◆ What is being asked
The lines from the top of the material through the line with "kleuren = ['#BFBFBF', '#7030A0']" are to be set down exactly. Leave the pictures out.

## START Given material

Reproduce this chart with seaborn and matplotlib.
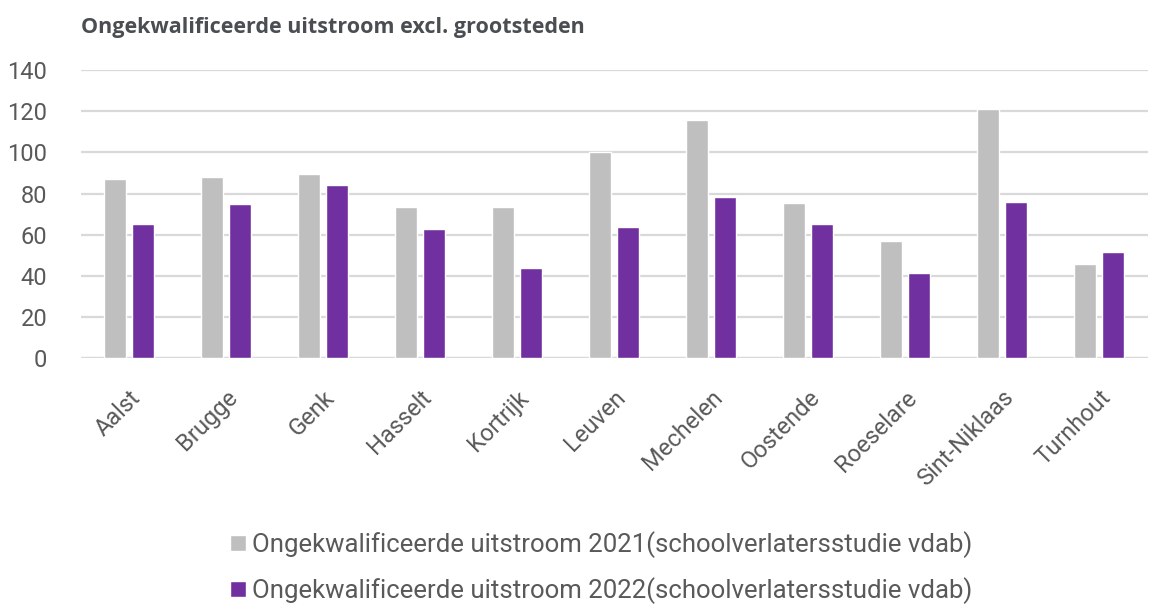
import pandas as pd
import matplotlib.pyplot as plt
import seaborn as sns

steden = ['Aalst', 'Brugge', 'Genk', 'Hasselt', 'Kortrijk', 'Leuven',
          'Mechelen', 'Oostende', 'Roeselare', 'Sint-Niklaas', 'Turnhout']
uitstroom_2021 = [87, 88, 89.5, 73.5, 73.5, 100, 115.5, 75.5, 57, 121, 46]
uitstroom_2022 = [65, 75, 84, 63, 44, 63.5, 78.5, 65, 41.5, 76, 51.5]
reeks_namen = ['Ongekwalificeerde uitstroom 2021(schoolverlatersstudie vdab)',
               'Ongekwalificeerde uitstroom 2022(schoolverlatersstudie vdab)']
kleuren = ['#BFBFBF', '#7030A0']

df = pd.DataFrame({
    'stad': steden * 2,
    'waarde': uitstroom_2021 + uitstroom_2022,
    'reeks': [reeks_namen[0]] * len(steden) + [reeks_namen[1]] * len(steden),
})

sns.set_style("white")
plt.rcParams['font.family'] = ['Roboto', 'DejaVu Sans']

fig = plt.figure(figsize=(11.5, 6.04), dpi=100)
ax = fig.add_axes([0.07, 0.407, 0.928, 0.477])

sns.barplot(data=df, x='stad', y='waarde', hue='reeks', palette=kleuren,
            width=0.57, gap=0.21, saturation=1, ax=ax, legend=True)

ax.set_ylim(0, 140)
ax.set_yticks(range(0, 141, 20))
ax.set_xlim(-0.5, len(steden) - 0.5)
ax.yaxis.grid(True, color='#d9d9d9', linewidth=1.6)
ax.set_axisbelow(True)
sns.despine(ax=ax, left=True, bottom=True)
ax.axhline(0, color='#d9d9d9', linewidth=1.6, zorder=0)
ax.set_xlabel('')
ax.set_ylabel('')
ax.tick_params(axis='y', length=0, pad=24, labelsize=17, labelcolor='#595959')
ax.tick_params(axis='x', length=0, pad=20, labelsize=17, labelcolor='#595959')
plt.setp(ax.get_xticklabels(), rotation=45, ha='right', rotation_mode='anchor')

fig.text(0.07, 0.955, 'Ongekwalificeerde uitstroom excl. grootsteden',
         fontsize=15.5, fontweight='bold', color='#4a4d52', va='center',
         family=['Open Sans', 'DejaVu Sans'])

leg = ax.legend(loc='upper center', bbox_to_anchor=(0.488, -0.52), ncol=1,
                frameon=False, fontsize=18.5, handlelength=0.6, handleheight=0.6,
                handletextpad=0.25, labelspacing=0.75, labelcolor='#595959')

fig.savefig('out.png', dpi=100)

## END Given material

◆ Expected answer
Reproduce this chart with seaborn and matplotlib.
import pandas as pd
import matplotlib.pyplot as plt
import seaborn as sns

steden = ['Aalst', 'Brugge', 'Genk', 'Hasselt', 'Kortrijk', 'Leuven',
          'Mechelen', 'Oostende', 'Roeselare', 'Sint-Niklaas', 'Turnhout']
uitstroom_2021 = [87, 88, 89.5, 73.5, 73.5, 100, 115.5, 75.5, 57, 121, 46]
uitstroom_2022 = [65, 75, 84, 63, 44, 63.5, 78.5, 65, 41.5, 76, 51.5]
reeks_namen = ['Ongekwalificeerde uitstroom 2021(schoolverlatersstudie vdab)',
               'Ongekwalificeerde uitstroom 2022(schoolverlatersstudie vdab)']
kleuren = ['#BFBFBF', '#7030A0']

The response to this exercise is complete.